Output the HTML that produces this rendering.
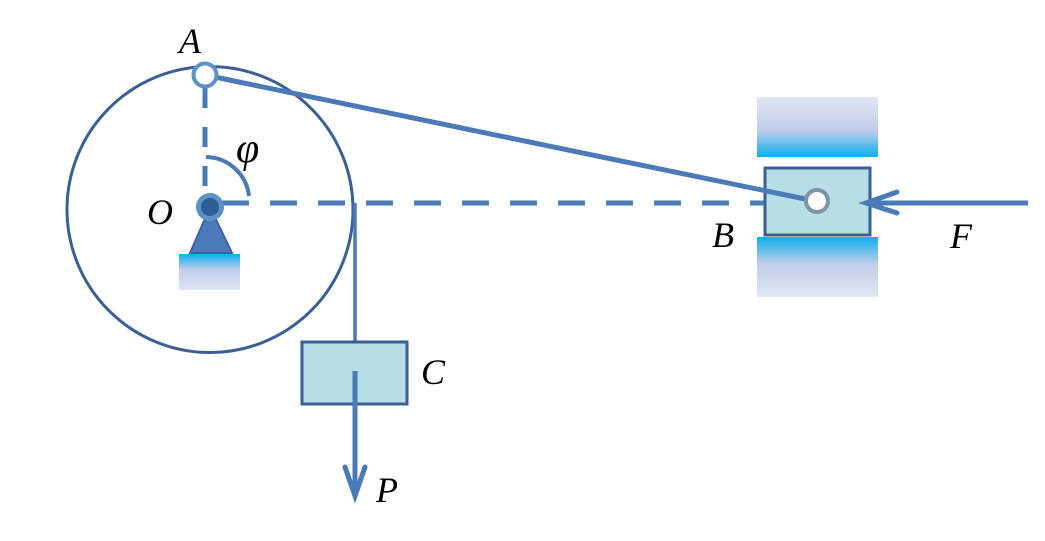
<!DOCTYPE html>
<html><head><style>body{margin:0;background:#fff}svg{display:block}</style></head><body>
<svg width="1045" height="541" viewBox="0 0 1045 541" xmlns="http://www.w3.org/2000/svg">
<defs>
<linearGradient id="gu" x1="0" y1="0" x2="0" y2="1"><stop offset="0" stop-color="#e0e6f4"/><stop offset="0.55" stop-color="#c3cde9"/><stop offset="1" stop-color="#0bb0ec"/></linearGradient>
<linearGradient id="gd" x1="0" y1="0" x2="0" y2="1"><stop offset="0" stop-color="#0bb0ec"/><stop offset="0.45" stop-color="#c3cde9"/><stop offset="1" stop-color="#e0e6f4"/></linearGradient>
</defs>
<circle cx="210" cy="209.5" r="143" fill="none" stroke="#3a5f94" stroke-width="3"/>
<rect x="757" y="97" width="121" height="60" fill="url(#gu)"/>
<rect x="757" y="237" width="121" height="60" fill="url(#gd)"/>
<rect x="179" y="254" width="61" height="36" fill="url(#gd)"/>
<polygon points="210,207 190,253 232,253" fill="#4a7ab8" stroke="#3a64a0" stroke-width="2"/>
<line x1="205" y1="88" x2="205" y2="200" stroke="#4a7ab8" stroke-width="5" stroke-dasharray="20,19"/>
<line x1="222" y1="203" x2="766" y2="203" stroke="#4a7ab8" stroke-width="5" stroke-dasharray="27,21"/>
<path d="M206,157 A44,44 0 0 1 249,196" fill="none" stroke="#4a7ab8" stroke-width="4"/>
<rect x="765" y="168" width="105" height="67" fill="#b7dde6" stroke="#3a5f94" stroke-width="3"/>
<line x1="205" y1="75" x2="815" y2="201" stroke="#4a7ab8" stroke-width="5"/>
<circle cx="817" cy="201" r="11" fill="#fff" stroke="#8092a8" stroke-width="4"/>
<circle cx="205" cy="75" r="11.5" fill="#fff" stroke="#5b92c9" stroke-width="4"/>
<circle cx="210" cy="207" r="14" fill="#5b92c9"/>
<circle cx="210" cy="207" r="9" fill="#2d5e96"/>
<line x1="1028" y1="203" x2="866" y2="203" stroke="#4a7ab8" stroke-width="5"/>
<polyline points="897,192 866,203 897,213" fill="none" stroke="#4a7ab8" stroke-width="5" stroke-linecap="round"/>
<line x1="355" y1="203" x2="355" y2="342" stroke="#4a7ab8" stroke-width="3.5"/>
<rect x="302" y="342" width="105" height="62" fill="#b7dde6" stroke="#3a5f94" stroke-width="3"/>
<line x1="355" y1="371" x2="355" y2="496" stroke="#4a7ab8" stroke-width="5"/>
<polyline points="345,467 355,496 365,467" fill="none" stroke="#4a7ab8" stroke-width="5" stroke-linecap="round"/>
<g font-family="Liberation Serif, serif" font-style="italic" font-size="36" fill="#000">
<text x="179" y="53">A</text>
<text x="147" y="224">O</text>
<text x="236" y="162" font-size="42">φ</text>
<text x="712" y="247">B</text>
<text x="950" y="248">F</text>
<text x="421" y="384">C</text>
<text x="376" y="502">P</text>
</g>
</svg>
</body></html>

* * *

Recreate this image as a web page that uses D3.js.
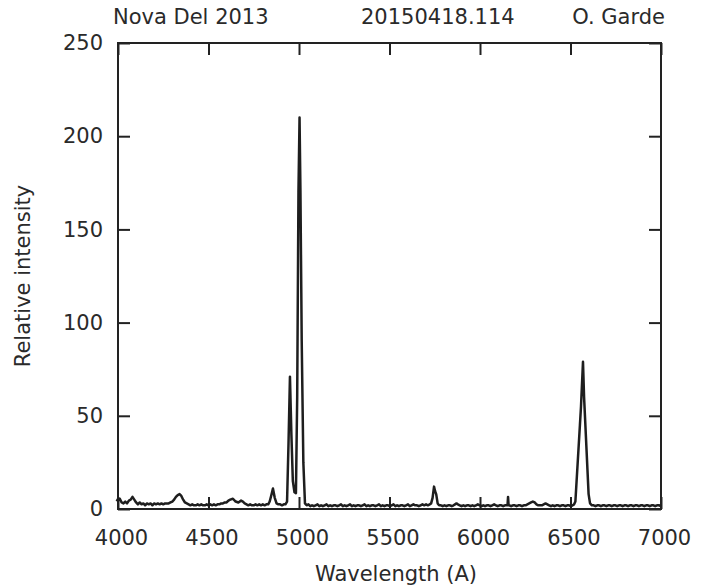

To do
Lines holding the word "that" should be counted across the entries; state only how many there are.

Full output
2